There was a bit of a breeze blowing at ground level making the rain swirl around me as I unloaded my kit.
Alex, STV's engineer who was suffering from a bit of cold helped me get the camera, lights, run bag and tripod up to the offices of Todds Murray. They are a company of solicitors that actually own the building that STV lease their office from.
One of the lawyers smart conference rooms has a balcony that gives good views of Edinburgh. The backdrop is not nearly as good as it was from the old office that STV had in George Street in the centre of the city but it is acceptable.
Only a few floors up had made all the difference to the speed and ferocity of the wind. Also what was falling as rain at ground level was in the transition from snow at this higher level.
I set the camera up where it would get most shelter from the almost horizontally blasting mixture of snow, sleet and rain.
Alex got the cables connected and saved me the job of checking that all the vision and audio was working.

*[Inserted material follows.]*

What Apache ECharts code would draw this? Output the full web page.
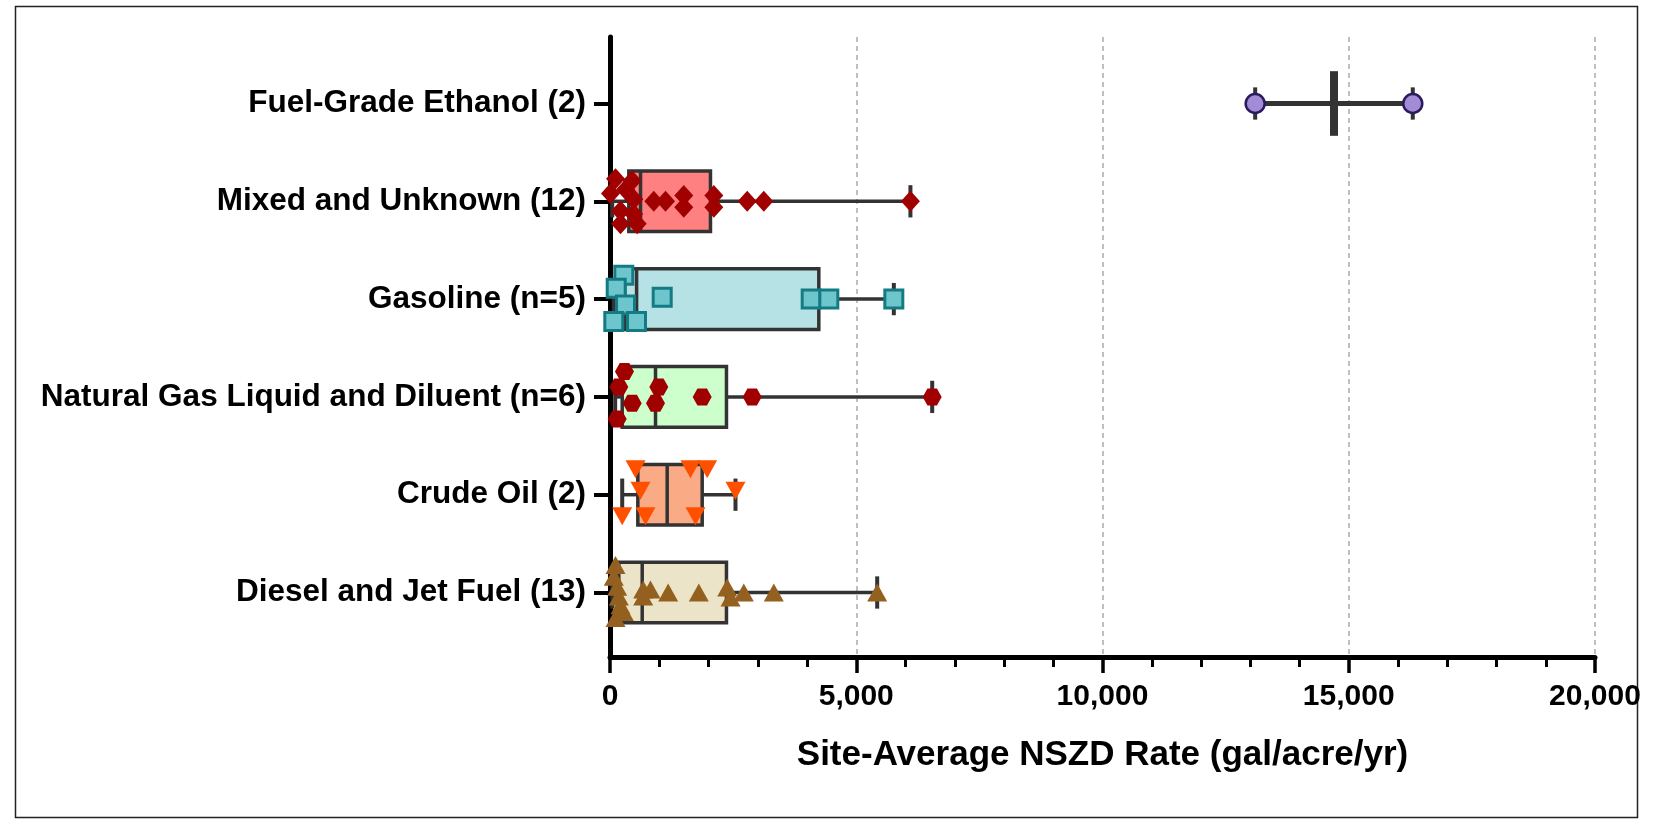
<!DOCTYPE html>
<html><head><meta charset="utf-8">
<script src="https://cdn.jsdelivr.net/npm/echarts@6/dist/echarts.min.js"></script>
<style>html,body{margin:0;padding:0;background:#fff}#c{width:1656px;height:822px}</style>
</head><body><div id="c"></div>
<script>
// ---------- DATA ----------
const categories = ['Fuel-Grade Ethanol (2)', 'Mixed and Unknown (12)', 'Gasoline (n=5)',
  'Natural Gas Liquid and Diluent (n=6)', 'Crude Oil (2)', 'Diesel and Jet Fuel (13)'];
const boxMin    = [13100,   45,   77,  105,  248,   50];
const boxQ1     = [14700,  382,  300,  248,  565,  179];
const boxMedian = [14700,  620,  540,  924, 1161,  654];
const boxQ3     = [14700, 2040, 4240, 2365, 1872, 2365];
const boxMax    = [16300, 6100, 5763, 6542, 2548, 5425];
const xTicks = [0, 5000, 10000, 15000, 20000];

// individual site values (x) and vertical jitter (fraction of row spacing)
const ethanolX = [13100, 16300];
const ethanolJ = [0, 0];
const mixedX = [112, 450, 10, 315, 484, 213, 480, 213, 552, 889, 1127, 1498, 1498, 2108, 2108, 2786, 3123, 6100];
const mixedJ = [-0.23, -0.21, -0.08, -0.12, -0.02, 0.10, 0.13, 0.23, 0.23, 0, 0, -0.06, 0.06, -0.06, 0.06, 0, 0, 0];
const gasolineX = [280, 126, 315, 77, 538, 1060, 4085, 4443, 5763];
const gasolineJ = [-0.245, -0.11, 0.06, 0.23, 0.23, -0.02, 0, 0, 0];
const nglX = [294, 179, 991, 450, 924, 146, 1872, 2887, 6542];
const nglJ = [-0.26, -0.10, -0.10, 0.065, 0.065, 0.225, 0, 0, 0];
const crudeX = [518, 1634, 1973, 619, 2548, 248, 721, 1736];
const crudeJ = [-0.26, -0.26, -0.26, -0.04, -0.04, 0.22, 0.22, 0.22];
const dieselX = [112, 77, 146, 179, 213, 280, 112, 674, 674, 822, 1181, 1803, 2380, 2447, 2717, 3326, 5425];
const dieselJ = [-0.28, -0.16, -0.06, 0.04, 0.13, 0.20, 0.26, -0.03, 0.04, -0.03, 0, 0, -0.05, 0.05, 0, 0, 0];

// ---------- STYLE ----------
const boxFill = ['#a38bd6', '#ff8080', '#b7e2e5', '#ccffcc', '#fbaa86', '#ebe4c8'];
const FONT = 'Liberation Sans, Arial, sans-serif';

const boxData = categories.map((c, i) => [i, boxMin[i], boxQ1[i], boxMedian[i], boxQ3[i], boxMax[i]]);

function pts(xs, js, ci) { return xs.map((x, k) => [x, ci + js[k]]); }

const hexPath = 'path://M0,50 L25,6.7 L75,6.7 L100,50 L75,93.3 L25,93.3 Z';

function scatter(name, data, symbol, size, color, border, bw, rot) {
  return {
    type: 'scatter', name: name, xAxisIndex: 1, yAxisIndex: 2, data: data,
    symbol: symbol, symbolSize: size, symbolRotate: rot || 0, z: 5,
    itemStyle: { color: color, borderColor: border, borderWidth: bw, opacity: 1 }
  };
}

const chart = echarts.init(document.getElementById('c'), null, { renderer: 'canvas' });
chart.setOption({
  animation: false,
  backgroundColor: '#fff',
  graphic: [{ type: 'rect', shape: { x: 15.5, y: 6.5, width: 1622, height: 811 },
    style: { fill: 'none', stroke: '#222', lineWidth: 1.5 }, z: -1 }],
  grid: [
    { left: 610, right: 61, top: 37, bottom: 165 },
    { left: 610, right: 61, top: 54.6, height: 586.8 }
  ],
  xAxis: [
    { type: 'value', gridIndex: 0, min: xTicks[0], max: xTicks[xTicks.length - 1], interval: 5000,
      axisLine: { show: true, lineStyle: { color: '#000', width: 5 } },
      axisTick: { show: true, length: 16, lineStyle: { color: '#000', width: 3.5 } },
      minorTick: { show: true, splitNumber: 5, length: 10, lineStyle: { color: '#000', width: 3 } },
      splitLine: { show: true, lineStyle: { color: '#aaa', type: [5, 4], width: 1.5 } },
      axisLabel: { fontFamily: FONT, fontWeight: 'bold', fontSize: 30, color: '#000', margin: 25,
        formatter: v => v.toLocaleString('en-US') },
      name: 'Site-Average NSZD Rate (gal/acre/yr)', nameLocation: 'middle', nameGap: 81,
      nameTextStyle: { fontFamily: FONT, fontWeight: 'bold', fontSize: 35, color: '#000' } },
    { type: 'value', gridIndex: 1, min: xTicks[0], max: xTicks[xTicks.length - 1], show: false }
  ],
  yAxis: [
    { type: 'value', gridIndex: 0, min: 0, max: 1,
      axisLine: { show: true, lineStyle: { color: '#000', width: 5 } },
      axisTick: { show: false }, axisLabel: { show: false }, splitLine: { show: false } },
    { type: 'category', gridIndex: 1, data: categories, inverse: true,
      axisLine: { show: false },
      axisTick: { show: true, alignWithLabel: true, length: 16, lineStyle: { color: '#000', width: 4 } },
      axisLabel: { fontFamily: FONT, fontWeight: 'bold', fontSize: 31.5, color: '#000', margin: 24 },
      splitLine: { show: false } },
    { type: 'value', gridIndex: 1, min: -0.5, max: 5.5, inverse: true, show: false }
  ],
  series: [
    {
      type: 'custom', xAxisIndex: 1, yAxisIndex: 2, data: boxData, z: 2,
      renderItem: function (params, api) {
        const ci = api.value(0);
        const v = [1, 2, 3, 4, 5].map(k => api.value(k));
        const yc = api.coord([0, ci])[1];
        const band = api.size([0, 1])[1];
        const boxH = band * 0.62, capH = band * 0.33;
        const x = v.map(val => api.coord([val, ci])[0]);
        const st = { stroke: '#333', lineWidth: 3.5, fill: null };
        const ch = [];
        const single = v[1] === v[3];
        const lw = single ? 5 : 3.5;
        ch.push({ type: 'line', shape: { x1: x[0], y1: yc, x2: x[1], y2: yc }, style: { stroke: '#333', lineWidth: lw } });
        ch.push({ type: 'line', shape: { x1: x[3], y1: yc, x2: x[4], y2: yc }, style: { stroke: '#333', lineWidth: lw } });
        ch.push({ type: 'line', shape: { x1: x[0], y1: yc - capH / 2, x2: x[0], y2: yc + capH / 2 }, style: { stroke: '#333', lineWidth: 4 } });
        ch.push({ type: 'line', shape: { x1: x[4], y1: yc - capH / 2, x2: x[4], y2: yc + capH / 2 }, style: { stroke: '#333', lineWidth: 4 } });
        if (single) {
          ch.push({ type: 'line', shape: { x1: x[2], y1: yc - boxH / 2 - 2, x2: x[2], y2: yc + boxH / 2 + 2 }, style: { stroke: '#333', lineWidth: 8 } });
        } else {
          ch.push({ type: 'rect', shape: { x: x[1], y: yc - boxH / 2, width: x[3] - x[1], height: boxH },
            style: { fill: boxFill[ci], stroke: '#333', lineWidth: 3.5 } });
          ch.push({ type: 'line', shape: { x1: x[2], y1: yc - boxH / 2, x2: x[2], y2: yc + boxH / 2 }, style: st });
        }
        return { type: 'group', children: ch };
      }
    },
    scatter('Ethanol', pts(ethanolX, ethanolJ, 0), 'circle', 19, '#a38bd6', '#2b1a5e', 2.5),
    scatter('Mixed', pts(mixedX, mixedJ, 1), 'diamond', [19, 21], '#a00000', '#a00000', 0),
    scatter('Gasoline', pts(gasolineX, gasolineJ, 2), 'rect', 18, '#6cc6cc', '#147a84', 3),
    scatter('NGL', pts(nglX, nglJ, 3), hexPath, [19, 17], '#a00000', '#a00000', 0),
    scatter('Crude', pts(crudeX, crudeJ, 4), 'triangle', [20, 18], '#ff5000', '#ff5000', 0, 180),
    scatter('Diesel', pts(dieselX, dieselJ, 5), 'triangle', [20, 18], '#946020', '#946020', 0)
  ]
});
</script></body></html>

|Alex rigging the cables in the horizontal snow.|
I set the lights up inside the massive glass window that looked out on to the balcony to light the area where Debi would stand to prevent them getting launched into the turbulent sky.
We only did a few short broadcasts, which was enough.
The sleet, snow, wind, rain combination was doing a great job of saving Debi a huge amount on exfoliating products.
|Don't know how Debi's managing to smile whilst being battered by the weather|
The only real excitement of the morning was when the elements of both the lights blew, one very noisily and spectacularly. It was only the safety glass that prevented us being showered with tiny bits of very hot glass and quartz.